IJ.
[IJsbrandsz., Jan]
IJSBRANDSZ. (Jan), kartuizer, overl. 24 Dec. 1559 te Amsterdam. Hij trad te Leuven in het kartuizerklooster, doch ging later over naar het convent van Sint Andries ter Zaliger Haven buiten Amsterdam, waar hij een zoogenaamde tweede professie heeft gedaan. Hier heeft hij op loffelijke wijze de ambten van vicarius, procurator en prior vervuld. Na den dood van Jan Lambertsz. (zie art.) in 1541 volgde hij dezen op als prior van het amsterdamsche kartuizerklooster. Tijdens zijn laatste bestuursjaren verkeerden de kloostergebouwen in een zeer vervallen toestand, om welke reden het generaal kapittel der orde hem herhaaldelijk aanspoorde om toch naar vermogen ieder jaar eenige herstellingswerken te doen verrichten. Na zijn dood werd hij als prior in 1560 opgevolgd door Gerrit Fabius (zie art.). Le Vasseur, die zijn gegevens heeft geput uit een ‘Catalogus Priorum Amstelodami’, prijst Jan IJsbrandsz. als ‘vir insigni modestia exornatus, laudabilisque admodum et exemplaris vitae’. Dezelfde schrijver vermeldt echter abusievelijk als zijn sterfjaar: 1560, hetgeen te verklaren is, doordat de dokumenten van het eerstvolgend generaal kapittel na zijn overlijden hiervan gewag maken.

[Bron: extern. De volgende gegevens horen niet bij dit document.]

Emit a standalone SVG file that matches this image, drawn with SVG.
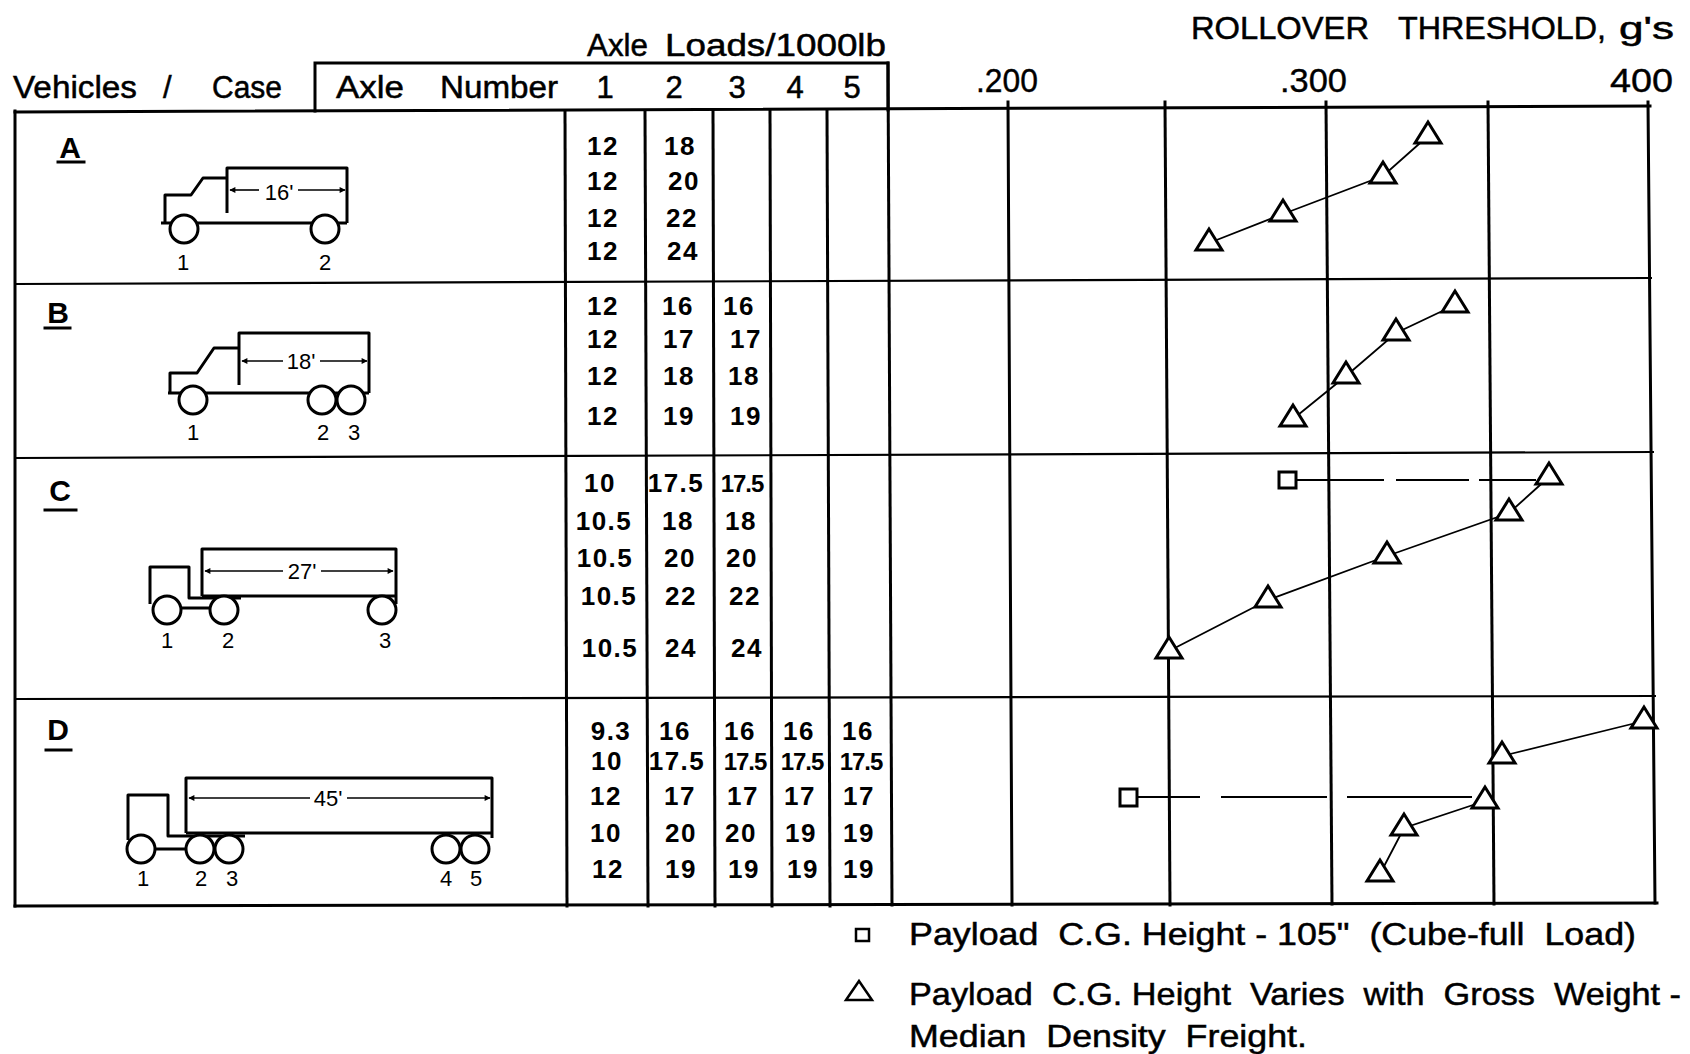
<svg xmlns="http://www.w3.org/2000/svg" width="1690" height="1054" viewBox="0 0 1690 1054">
<defs>
<style>
.ln{stroke:#000;stroke-width:3;fill:none;stroke-linecap:square}
.thin{stroke:#000;stroke-width:2.2;fill:none}
.veh{stroke:#000;stroke-width:3;fill:none;stroke-linejoin:round}
.wh{stroke:#000;stroke-width:3;fill:#fff}
.dim{stroke:#000;stroke-width:1.6;fill:none}
.hd{font-family:"Liberation Sans",Arial,sans-serif;font-size:31px;fill:#000;stroke:#000;stroke-width:0.5}
.num{font-family:"Liberation Sans",Arial,sans-serif;font-size:26px;font-weight:bold;fill:#000;text-anchor:middle;letter-spacing:1.5px}
.nt{font-size:24px;letter-spacing:-1px}
.lab{font-family:"Liberation Sans",Arial,sans-serif;font-size:22px;fill:#000;text-anchor:middle}
.case{font-family:"Liberation Sans",Arial,sans-serif;font-size:30px;font-weight:bold;fill:#000;text-anchor:middle}
.scl{font-family:"Liberation Sans",Arial,sans-serif;font-size:33px;fill:#000;stroke:#000;stroke-width:0.4}
.leg{font-family:"Liberation Sans",Arial,sans-serif;font-size:32px;fill:#000;stroke:#000;stroke-width:0.5;white-space:pre}
.tri{stroke:#000;stroke-width:3;fill:#fff;stroke-linejoin:miter}
.sq{stroke:#000;stroke-width:3;fill:#fff}
.dl{stroke:#000;stroke-width:1.8;fill:none}
</style>
<marker id="arL" viewBox="0 0 10 10" refX="1" refY="5" markerWidth="9" markerHeight="6" orient="auto" markerUnits="userSpaceOnUse"><path d="M10,0 L0,5 L10,10 z" fill="#000"/></marker>
<marker id="arR" viewBox="0 0 10 10" refX="9" refY="5" markerWidth="9" markerHeight="6" orient="auto" markerUnits="userSpaceOnUse"><path d="M0,0 L10,5 L0,10 z" fill="#000"/></marker>
<path id="t" d="M0,-14 L-13,7 L13,7 Z"/>
</defs>
<rect width="1690" height="1054" fill="#fff"/>

<g id="header">
<text class="hd" x="587" y="56" font-size="29" textLength="61" lengthAdjust="spacingAndGlyphs">Axle</text>
<text class="hd" x="665" y="56" font-size="29" textLength="221" lengthAdjust="spacingAndGlyphs">Loads/1000lb</text>
<text class="hd" x="13" y="98" textLength="124" lengthAdjust="spacingAndGlyphs">Vehicles</text>
<text class="hd" x="163" y="98">/</text>
<text class="hd" x="212" y="98" textLength="70" lengthAdjust="spacingAndGlyphs">Case</text>
<text class="hd" x="336" y="98" textLength="68" lengthAdjust="spacingAndGlyphs">Axle</text>
<text class="hd" x="440" y="98" textLength="118" lengthAdjust="spacingAndGlyphs">Number</text>
<text class="hd" x="605" y="98" text-anchor="middle">1</text>
<text class="hd" x="674" y="98" text-anchor="middle">2</text>
<text class="hd" x="737" y="98" text-anchor="middle">3</text>
<text class="hd" x="795" y="98" text-anchor="middle">4</text>
<text class="hd" x="852" y="98" text-anchor="middle">5</text>
<path class="ln" d="M315,111 V63 H888 V110"/>
<text class="hd" x="1191" y="39" font-size="32" textLength="178" lengthAdjust="spacingAndGlyphs">ROLLOVER</text>
<text class="hd" x="1398" y="39" font-size="32" textLength="208" lengthAdjust="spacingAndGlyphs">THRESHOLD,</text>
<text class="hd" x="1619" y="39" font-size="32" textLength="55" lengthAdjust="spacingAndGlyphs">g's</text>
<text class="scl" x="976" y="92" textLength="62" lengthAdjust="spacingAndGlyphs">.200</text>
<text class="scl" x="1280" y="92" textLength="67" lengthAdjust="spacingAndGlyphs">.300</text>
<text class="scl" x="1610" y="92" textLength="63" lengthAdjust="spacingAndGlyphs">400</text>
</g>

<g id="table-grid">
<line class="ln" x1="15" y1="112" x2="1650" y2="106"/>
<line class="thin" x1="15" y1="284" x2="1652" y2="278"/>
<line class="thin" x1="15" y1="458" x2="1654" y2="452"/>
<line class="thin" x1="15" y1="699" x2="1656" y2="696"/>
<line class="ln" x1="15" y1="906" x2="1657" y2="903"/>
<line class="ln" x1="15" y1="111" x2="15" y2="906"/>
<line class="ln" x1="565" y1="111" x2="567" y2="906"/>
<line class="ln" x1="645" y1="111" x2="648" y2="906"/>
<line class="ln" x1="713" y1="111" x2="715" y2="906"/>
<line class="ln" x1="770" y1="111" x2="772" y2="906"/>
<line class="ln" x1="827" y1="111" x2="830" y2="906"/>
<line class="ln" x1="888" y1="63" x2="892" y2="905"/>
</g>

<g id="chart-grid">
<line class="ln" x1="1008" y1="102" x2="1012" y2="905"/>
<line class="ln" x1="1165" y1="102" x2="1170" y2="905"/>
<line class="ln" x1="1326" y1="102" x2="1332" y2="904"/>
<line class="ln" x1="1488" y1="102" x2="1494" y2="904"/>
<line class="ln" x1="1648" y1="102" x2="1655" y2="903"/>
</g>

<g id="case-A">
<text class="case" x="70" y="158">A</text>
<line class="ln" x1="58" y1="162" x2="84" y2="162"/>
<path class="veh" d="M227,213 V168 H347 V223"/>
<path class="veh" d="M161,223 H347"/>
<path class="veh" d="M165,222 V195 H191 L203,178 H227"/>
<circle class="wh" cx="184" cy="229" r="14"/>
<circle class="wh" cx="325" cy="229" r="14"/>
<line class="dim" x1="230" y1="190" x2="259" y2="190" marker-start="url(#arL)"/>
<line class="dim" x1="298" y1="190" x2="345" y2="190" marker-end="url(#arR)"/>
<text class="lab" x="279" y="200">16'</text>
<text class="lab" x="183" y="270">1</text>
<text class="lab" x="325" y="270">2</text>
</g>

<g id="case-B">
<text class="case" x="58" y="323">B</text>
<line class="ln" x1="45" y1="328" x2="70" y2="328"/>
<path class="veh" d="M239,385 V333 H369 V393"/>
<path class="veh" d="M168,393 H369"/>
<path class="veh" d="M170,392 V373 H197 L214,348 H239"/>
<circle class="wh" cx="193" cy="400" r="14"/>
<circle class="wh" cx="322" cy="400" r="14"/>
<circle class="wh" cx="351" cy="400" r="14"/>
<line class="dim" x1="242" y1="361" x2="283" y2="361" marker-start="url(#arL)"/>
<line class="dim" x1="320" y1="361" x2="367" y2="361" marker-end="url(#arR)"/>
<text class="lab" x="301" y="369">18'</text>
<text class="lab" x="193" y="440">1</text>
<text class="lab" x="323" y="440">2</text>
<text class="lab" x="354" y="440">3</text>
</g>

<g id="case-C">
<text class="case" x="60" y="501">C</text>
<line class="ln" x1="45" y1="510" x2="76" y2="510"/>
<path class="veh" d="M202,596 V549 H396 V604"/>
<path class="veh" d="M202,596 H396"/>
<path class="veh" d="M150,604 V567 H189 V598 H241"/>
<path class="veh" d="M180,608 H212"/>
<circle class="wh" cx="167" cy="610" r="14"/>
<circle class="wh" cx="224" cy="610" r="14"/>
<circle class="wh" cx="382" cy="610" r="14"/>
<line class="dim" x1="205" y1="571" x2="283" y2="571" marker-start="url(#arL)"/>
<line class="dim" x1="321" y1="571" x2="393" y2="571" marker-end="url(#arR)"/>
<text class="lab" x="302" y="579">27'</text>
<text class="lab" x="167" y="648">1</text>
<text class="lab" x="228" y="648">2</text>
<text class="lab" x="385" y="648">3</text>
</g>

<g id="case-D">
<text class="case" x="58" y="740">D</text>
<line class="ln" x1="46" y1="750" x2="71" y2="750"/>
<path class="veh" d="M186,833 V778 H492 V838"/>
<path class="veh" d="M186,833 H492"/>
<path class="veh" d="M128,840 V795 H168 V836 H245"/>
<path class="veh" d="M154,849 H188"/>
<circle class="wh" cx="141" cy="849" r="14"/>
<circle class="wh" cx="200" cy="849" r="14"/>
<circle class="wh" cx="229" cy="849" r="14"/>
<circle class="wh" cx="446" cy="849" r="14"/>
<circle class="wh" cx="475" cy="849" r="14"/>
<line class="dim" x1="189" y1="798" x2="310" y2="798" marker-start="url(#arL)"/>
<line class="dim" x1="347" y1="798" x2="490" y2="798" marker-end="url(#arR)"/>
<text class="lab" x="328" y="806">45'</text>
<text class="lab" x="143" y="886">1</text>
<text class="lab" x="201" y="886">2</text>
<text class="lab" x="232" y="886">3</text>
<text class="lab" x="446" y="886">4</text>
<text class="lab" x="476" y="886">5</text>
</g>

<g id="loads-A">
<text class="num" x="603" y="155">12</text><text class="num" x="680" y="155">18</text>
<text class="num" x="603" y="190">12</text><text class="num" x="684" y="190">20</text>
<text class="num" x="603" y="227">12</text><text class="num" x="682" y="227">22</text>
<text class="num" x="603" y="260">12</text><text class="num" x="683" y="260">24</text>
</g>
<g id="loads-B">
<text class="num" x="603" y="315">12</text><text class="num" x="678" y="315">16</text><text class="num" x="739" y="315">16</text>
<text class="num" x="603" y="348">12</text><text class="num" x="679" y="348">17</text><text class="num" x="746" y="348">17</text>
<text class="num" x="603" y="385">12</text><text class="num" x="679" y="385">18</text><text class="num" x="744" y="385">18</text>
<text class="num" x="603" y="425">12</text><text class="num" x="679" y="425">19</text><text class="num" x="746" y="425">19</text>
</g>
<g id="loads-C">
<text class="num" x="600" y="492">10</text><text class="num" x="676" y="492" letter-spacing="0">17.5</text><text class="num nt" x="742" y="492">17.5</text>
<text class="num" x="604" y="530" letter-spacing="3">10.5</text><text class="num" x="678" y="530">18</text><text class="num" x="741" y="530">18</text>
<text class="num" x="605" y="567" letter-spacing="3">10.5</text><text class="num" x="680" y="567">20</text><text class="num" x="742" y="567">20</text>
<text class="num" x="609" y="605" letter-spacing="3">10.5</text><text class="num" x="681" y="605">22</text><text class="num" x="745" y="605">22</text>
<text class="num" x="610" y="657" letter-spacing="3">10.5</text><text class="num" x="681" y="657">24</text><text class="num" x="747" y="657">24</text>
</g>
<g id="loads-D">
<text class="num" x="611" y="740">9.3</text><text class="num" x="675" y="740">16</text><text class="num" x="740" y="740">16</text><text class="num" x="799" y="740">16</text><text class="num" x="858" y="740">16</text>
<text class="num" x="607" y="770">10</text><text class="num" x="677" y="770" letter-spacing="0">17.5</text><text class="num nt" x="745" y="770">17.5</text><text class="num nt" x="802" y="770">17.5</text><text class="num nt" x="861" y="770">17.5</text>
<text class="num" x="606" y="805">12</text><text class="num" x="680" y="805">17</text><text class="num" x="743" y="805">17</text><text class="num" x="800" y="805">17</text><text class="num" x="859" y="805">17</text>
<text class="num" x="606" y="842">10</text><text class="num" x="681" y="842">20</text><text class="num" x="741" y="842">20</text><text class="num" x="801" y="842">19</text><text class="num" x="859" y="842">19</text>
<text class="num" x="608" y="878">12</text><text class="num" x="681" y="878">19</text><text class="num" x="744" y="878">19</text><text class="num" x="803" y="878">19</text><text class="num" x="859" y="878">19</text>
</g>

<g id="connectors">
<polyline class="dl" points="1428,136 1383,176 1283,214 1209,243"/>
<polyline class="dl" points="1455,305 1396,333 1346,376 1293,419"/>
<polyline class="dl" points="1549,477 1509,513 1387,556 1268,600 1169,651"/>
<line class="dl" x1="1644" y1="721" x2="1502" y2="756"/>
<polyline class="dl" points="1485,801 1404,828 1380,874"/>
<path class="dl" d="M1297,480 H1384 M1396,480 H1469 M1479,480 H1536"/>
<path class="dl" d="M1137,797 H1200 M1221,797 H1327 M1347,797 H1472"/>
</g>

<g id="series-A">
<use href="#t" class="tri" x="1428" y="136"/>
<use href="#t" class="tri" x="1383" y="176"/>
<use href="#t" class="tri" x="1283" y="214"/>
<use href="#t" class="tri" x="1209" y="243"/>
</g>
<g id="series-B">
<use href="#t" class="tri" x="1455" y="305"/>
<use href="#t" class="tri" x="1396" y="333"/>
<use href="#t" class="tri" x="1346" y="376"/>
<use href="#t" class="tri" x="1293" y="419"/>
</g>
<g id="series-C">
<rect class="sq" x="1279" y="472" width="17" height="16"/>
<use href="#t" class="tri" x="1549" y="477"/>
<use href="#t" class="tri" x="1509" y="513"/>
<use href="#t" class="tri" x="1387" y="556"/>
<use href="#t" class="tri" x="1268" y="600"/>
<use href="#t" class="tri" x="1169" y="651"/>
</g>
<g id="series-D">
<rect class="sq" x="1120" y="789" width="17" height="17"/>
<use href="#t" class="tri" x="1644" y="721"/>
<use href="#t" class="tri" x="1502" y="756"/>
<use href="#t" class="tri" x="1485" y="801"/>
<use href="#t" class="tri" x="1404" y="828"/>
<use href="#t" class="tri" x="1380" y="874"/>
</g>

<g id="legend">
<rect x="856" y="929" width="13" height="12" fill="none" stroke="#000" stroke-width="2.5"/>
<text class="leg" x="909" y="945" textLength="727" lengthAdjust="spacingAndGlyphs" xml:space="preserve">Payload  C.G. Height - 105"  (Cube-full  Load)</text>
<path d="M859,981 L846,1000 L872,1000 Z" fill="none" stroke="#000" stroke-width="2.5"/>
<text class="leg" x="909" y="1005" textLength="772" lengthAdjust="spacingAndGlyphs" xml:space="preserve">Payload  C.G. Height  Varies  with  Gross  Weight -</text>
<text class="leg" x="909" y="1047" textLength="398" lengthAdjust="spacingAndGlyphs" xml:space="preserve">Median  Density  Freight.</text>
</g>
</svg>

Zie: L. le Vasseur, Ephemerides Ordinis Cartus. I (Monstrolii 1890), 143; Bijdr. en Meded. Hist. Gen. Utr. IX, 350-351; Cartae Capituli Generalis Ordinis Cartus. (1558, 1559, 1560) (hs., Certosa del Galuzzo, Florence); H.J.J. Scholtens, Het Amsterd. kartuizerklooster in de tweede helft der 16de eeuw in Bijdr. v.d. Gesch. v.h. bisd. Haarlem 1926, 442-463.